▸ **Source material**:

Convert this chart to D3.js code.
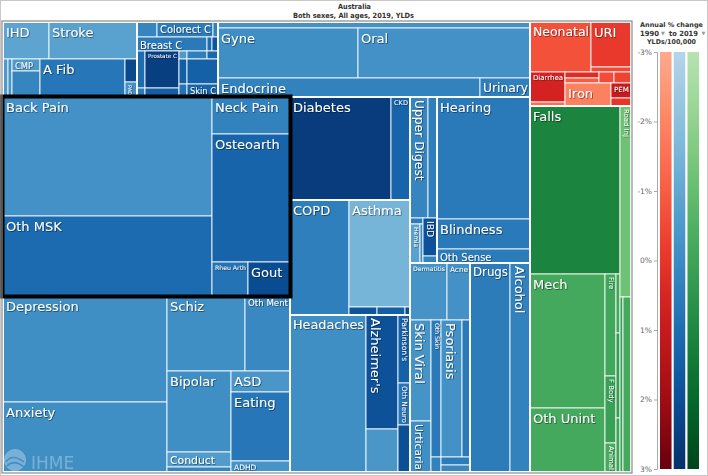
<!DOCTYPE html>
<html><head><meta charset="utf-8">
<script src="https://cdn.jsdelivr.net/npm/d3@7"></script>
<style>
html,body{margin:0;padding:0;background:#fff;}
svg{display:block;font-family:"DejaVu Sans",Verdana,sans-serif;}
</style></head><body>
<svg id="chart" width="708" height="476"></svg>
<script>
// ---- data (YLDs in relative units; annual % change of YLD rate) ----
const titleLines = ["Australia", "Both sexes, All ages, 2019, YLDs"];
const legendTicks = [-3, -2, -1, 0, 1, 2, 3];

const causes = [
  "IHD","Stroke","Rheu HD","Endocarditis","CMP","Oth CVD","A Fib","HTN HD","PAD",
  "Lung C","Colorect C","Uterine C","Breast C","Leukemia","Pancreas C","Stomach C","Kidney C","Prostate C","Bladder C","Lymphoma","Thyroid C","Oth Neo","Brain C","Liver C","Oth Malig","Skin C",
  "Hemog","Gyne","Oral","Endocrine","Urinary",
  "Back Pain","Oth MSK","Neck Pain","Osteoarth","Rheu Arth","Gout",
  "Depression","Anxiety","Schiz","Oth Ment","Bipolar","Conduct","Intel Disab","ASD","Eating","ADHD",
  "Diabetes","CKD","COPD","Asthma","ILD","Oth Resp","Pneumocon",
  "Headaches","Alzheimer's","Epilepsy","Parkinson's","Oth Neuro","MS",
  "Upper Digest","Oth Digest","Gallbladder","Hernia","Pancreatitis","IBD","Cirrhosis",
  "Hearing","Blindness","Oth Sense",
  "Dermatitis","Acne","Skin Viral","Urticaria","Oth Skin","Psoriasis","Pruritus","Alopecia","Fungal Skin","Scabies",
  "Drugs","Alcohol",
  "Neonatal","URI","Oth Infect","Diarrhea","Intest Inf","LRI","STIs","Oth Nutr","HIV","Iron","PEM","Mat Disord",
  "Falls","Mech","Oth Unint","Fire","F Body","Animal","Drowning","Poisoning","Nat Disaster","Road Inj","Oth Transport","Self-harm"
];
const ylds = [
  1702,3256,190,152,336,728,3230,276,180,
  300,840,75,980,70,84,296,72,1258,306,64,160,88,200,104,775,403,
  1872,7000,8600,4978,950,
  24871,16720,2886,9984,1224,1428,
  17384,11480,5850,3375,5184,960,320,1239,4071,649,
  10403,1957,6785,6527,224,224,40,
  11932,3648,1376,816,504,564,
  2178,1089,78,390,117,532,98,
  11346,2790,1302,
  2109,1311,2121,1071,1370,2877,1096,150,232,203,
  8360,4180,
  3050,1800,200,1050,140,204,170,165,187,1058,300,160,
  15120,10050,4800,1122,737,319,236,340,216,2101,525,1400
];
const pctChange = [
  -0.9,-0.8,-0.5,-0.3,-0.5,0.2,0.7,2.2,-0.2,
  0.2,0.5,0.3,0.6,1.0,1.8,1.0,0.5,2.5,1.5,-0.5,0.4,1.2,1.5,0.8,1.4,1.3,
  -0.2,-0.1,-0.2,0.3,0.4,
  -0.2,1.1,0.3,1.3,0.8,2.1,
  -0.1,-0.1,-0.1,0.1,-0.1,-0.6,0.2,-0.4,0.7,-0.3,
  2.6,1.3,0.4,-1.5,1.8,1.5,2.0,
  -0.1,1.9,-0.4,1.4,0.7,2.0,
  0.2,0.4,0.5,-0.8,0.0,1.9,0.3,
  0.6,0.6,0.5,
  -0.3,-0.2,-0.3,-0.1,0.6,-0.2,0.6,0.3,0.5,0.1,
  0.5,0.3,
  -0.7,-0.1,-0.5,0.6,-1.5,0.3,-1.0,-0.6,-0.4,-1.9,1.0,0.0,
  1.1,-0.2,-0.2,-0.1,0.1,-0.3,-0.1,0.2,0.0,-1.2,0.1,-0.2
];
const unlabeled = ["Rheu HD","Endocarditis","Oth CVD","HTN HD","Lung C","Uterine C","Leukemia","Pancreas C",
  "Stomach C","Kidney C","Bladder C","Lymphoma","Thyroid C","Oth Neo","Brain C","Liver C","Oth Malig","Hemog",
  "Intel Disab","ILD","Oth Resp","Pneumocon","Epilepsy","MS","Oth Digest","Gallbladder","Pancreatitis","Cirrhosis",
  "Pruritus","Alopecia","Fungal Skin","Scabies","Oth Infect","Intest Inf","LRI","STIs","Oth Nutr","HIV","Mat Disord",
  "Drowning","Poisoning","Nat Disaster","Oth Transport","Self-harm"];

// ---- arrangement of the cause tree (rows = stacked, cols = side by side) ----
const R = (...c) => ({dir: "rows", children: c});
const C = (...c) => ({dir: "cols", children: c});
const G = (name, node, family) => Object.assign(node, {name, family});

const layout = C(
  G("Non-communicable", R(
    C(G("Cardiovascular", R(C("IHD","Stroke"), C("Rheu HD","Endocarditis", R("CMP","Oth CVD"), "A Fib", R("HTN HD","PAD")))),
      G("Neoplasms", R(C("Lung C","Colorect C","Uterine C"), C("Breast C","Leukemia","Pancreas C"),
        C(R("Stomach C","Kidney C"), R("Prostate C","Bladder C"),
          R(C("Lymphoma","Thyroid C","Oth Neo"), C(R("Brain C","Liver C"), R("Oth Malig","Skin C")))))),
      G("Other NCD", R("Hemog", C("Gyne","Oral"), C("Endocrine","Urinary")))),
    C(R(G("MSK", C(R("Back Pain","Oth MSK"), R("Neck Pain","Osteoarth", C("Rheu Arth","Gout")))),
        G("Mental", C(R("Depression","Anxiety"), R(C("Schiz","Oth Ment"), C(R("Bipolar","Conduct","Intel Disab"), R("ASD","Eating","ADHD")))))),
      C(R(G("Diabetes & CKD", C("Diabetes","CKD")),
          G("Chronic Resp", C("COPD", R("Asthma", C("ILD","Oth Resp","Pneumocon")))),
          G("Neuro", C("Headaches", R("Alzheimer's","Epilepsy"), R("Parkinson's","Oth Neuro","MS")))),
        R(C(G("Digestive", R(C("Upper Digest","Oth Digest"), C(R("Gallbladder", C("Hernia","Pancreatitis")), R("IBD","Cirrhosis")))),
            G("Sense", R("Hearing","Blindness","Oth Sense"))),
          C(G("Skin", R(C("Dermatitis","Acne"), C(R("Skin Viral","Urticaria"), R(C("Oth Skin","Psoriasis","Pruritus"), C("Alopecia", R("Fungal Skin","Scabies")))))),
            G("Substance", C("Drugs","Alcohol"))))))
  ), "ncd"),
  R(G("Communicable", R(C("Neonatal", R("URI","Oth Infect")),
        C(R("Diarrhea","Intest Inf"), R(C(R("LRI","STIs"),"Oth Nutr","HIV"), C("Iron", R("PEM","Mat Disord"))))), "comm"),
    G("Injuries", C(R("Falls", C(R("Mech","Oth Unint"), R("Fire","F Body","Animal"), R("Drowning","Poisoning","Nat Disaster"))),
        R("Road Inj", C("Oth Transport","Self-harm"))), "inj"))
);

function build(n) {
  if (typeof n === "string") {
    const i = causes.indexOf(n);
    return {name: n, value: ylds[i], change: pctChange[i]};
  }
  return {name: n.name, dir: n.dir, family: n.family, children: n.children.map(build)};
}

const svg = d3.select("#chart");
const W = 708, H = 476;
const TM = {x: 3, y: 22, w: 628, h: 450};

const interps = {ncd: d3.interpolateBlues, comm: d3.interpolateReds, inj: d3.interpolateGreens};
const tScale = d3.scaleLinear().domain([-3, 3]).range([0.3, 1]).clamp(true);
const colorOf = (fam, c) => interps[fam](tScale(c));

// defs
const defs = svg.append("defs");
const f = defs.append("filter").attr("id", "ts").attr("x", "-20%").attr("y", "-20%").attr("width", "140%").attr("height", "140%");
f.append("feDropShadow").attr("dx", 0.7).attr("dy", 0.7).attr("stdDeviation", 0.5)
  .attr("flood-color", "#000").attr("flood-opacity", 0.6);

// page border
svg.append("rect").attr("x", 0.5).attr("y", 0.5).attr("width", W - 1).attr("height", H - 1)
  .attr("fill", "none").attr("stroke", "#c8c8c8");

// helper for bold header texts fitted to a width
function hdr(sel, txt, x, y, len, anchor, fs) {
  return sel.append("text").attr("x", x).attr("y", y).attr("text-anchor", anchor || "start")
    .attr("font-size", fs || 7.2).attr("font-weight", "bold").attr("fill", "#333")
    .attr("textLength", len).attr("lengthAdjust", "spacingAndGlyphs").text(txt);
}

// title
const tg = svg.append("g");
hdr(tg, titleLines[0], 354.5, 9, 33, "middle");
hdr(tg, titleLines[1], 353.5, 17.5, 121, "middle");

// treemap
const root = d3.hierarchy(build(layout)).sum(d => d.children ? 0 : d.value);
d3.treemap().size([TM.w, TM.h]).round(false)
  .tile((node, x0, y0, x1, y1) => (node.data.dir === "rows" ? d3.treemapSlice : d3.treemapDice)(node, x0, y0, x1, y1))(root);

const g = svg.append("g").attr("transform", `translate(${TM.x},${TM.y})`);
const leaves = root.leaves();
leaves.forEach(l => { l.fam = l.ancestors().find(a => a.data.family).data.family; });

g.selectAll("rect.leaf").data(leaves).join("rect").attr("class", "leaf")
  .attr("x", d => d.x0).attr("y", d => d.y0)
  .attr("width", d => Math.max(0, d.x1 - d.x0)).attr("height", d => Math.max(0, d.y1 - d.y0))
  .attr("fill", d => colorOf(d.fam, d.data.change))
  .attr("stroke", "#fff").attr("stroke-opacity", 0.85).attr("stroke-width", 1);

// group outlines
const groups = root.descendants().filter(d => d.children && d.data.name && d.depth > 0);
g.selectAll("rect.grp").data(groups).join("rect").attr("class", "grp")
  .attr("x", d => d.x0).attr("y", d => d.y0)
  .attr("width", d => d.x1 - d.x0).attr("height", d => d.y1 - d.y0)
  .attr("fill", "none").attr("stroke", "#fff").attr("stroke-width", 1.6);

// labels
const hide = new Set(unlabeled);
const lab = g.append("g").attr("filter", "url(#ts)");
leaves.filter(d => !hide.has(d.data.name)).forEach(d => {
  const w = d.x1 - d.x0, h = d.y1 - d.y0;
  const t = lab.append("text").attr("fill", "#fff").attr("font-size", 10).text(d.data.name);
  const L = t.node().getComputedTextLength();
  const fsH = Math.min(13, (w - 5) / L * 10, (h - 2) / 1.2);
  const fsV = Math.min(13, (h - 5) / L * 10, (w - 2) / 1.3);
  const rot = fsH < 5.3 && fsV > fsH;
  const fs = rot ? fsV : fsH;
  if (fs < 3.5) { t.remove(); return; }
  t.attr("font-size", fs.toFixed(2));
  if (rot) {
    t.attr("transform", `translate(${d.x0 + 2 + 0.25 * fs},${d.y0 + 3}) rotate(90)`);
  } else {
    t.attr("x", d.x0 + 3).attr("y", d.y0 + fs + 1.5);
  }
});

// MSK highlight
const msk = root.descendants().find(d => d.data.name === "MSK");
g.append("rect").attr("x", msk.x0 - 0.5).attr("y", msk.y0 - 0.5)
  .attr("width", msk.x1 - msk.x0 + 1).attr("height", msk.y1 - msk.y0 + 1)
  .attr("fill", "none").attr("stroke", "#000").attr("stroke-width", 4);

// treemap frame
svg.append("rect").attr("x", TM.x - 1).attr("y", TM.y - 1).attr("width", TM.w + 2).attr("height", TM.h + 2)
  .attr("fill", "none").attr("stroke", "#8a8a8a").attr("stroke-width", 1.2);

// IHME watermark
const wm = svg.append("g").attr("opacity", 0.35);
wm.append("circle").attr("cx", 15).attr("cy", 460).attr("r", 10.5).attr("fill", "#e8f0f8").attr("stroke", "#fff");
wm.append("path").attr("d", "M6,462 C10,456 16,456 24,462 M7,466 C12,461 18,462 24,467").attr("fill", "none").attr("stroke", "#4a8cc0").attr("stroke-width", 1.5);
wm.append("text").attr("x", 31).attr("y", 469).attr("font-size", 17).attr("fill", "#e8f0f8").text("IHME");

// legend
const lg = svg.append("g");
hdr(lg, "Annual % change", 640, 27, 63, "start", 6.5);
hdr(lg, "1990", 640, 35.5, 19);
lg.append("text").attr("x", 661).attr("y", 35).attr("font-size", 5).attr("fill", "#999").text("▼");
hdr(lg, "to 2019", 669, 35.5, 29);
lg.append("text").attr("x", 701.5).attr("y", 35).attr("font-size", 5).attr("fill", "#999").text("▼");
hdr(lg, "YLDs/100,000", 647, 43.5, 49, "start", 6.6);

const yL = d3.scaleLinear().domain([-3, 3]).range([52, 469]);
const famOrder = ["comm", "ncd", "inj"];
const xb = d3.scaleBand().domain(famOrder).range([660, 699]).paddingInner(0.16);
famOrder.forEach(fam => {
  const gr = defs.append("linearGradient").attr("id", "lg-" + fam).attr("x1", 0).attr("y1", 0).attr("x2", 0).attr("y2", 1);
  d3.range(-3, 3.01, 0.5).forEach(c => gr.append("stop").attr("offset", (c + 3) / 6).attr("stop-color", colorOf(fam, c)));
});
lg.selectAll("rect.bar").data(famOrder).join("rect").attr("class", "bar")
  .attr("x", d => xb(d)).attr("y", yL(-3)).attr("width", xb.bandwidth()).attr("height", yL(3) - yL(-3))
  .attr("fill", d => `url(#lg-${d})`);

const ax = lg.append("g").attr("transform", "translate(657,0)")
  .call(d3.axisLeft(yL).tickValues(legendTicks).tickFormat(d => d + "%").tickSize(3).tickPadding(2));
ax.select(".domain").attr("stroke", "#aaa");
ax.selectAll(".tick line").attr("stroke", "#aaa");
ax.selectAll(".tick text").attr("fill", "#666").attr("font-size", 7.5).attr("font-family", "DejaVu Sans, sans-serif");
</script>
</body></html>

▸ **Task**:
Set down again, exactly, the lines of the material above from its first line to the one with "const legendTicks = [-3, -2, -1, 0, 1, 2, 3];", inclusive. Leave the pictures out.

▸ **Written solution**:
Convert this chart to D3.js code.
<!DOCTYPE html>
<html><head><meta charset="utf-8">
<script src="https://cdn.jsdelivr.net/npm/d3@7"></script>
<style>
html,body{margin:0;padding:0;background:#fff;}
svg{display:block;font-family:"DejaVu Sans",Verdana,sans-serif;}
</style></head><body>
<svg id="chart" width="708" height="476"></svg>
<script>
// ---- data (YLDs in relative units; annual % change of YLD rate) ----
const titleLines = ["Australia", "Both sexes, All ages, 2019, YLDs"];
const legendTicks = [-3, -2, -1, 0, 1, 2, 3];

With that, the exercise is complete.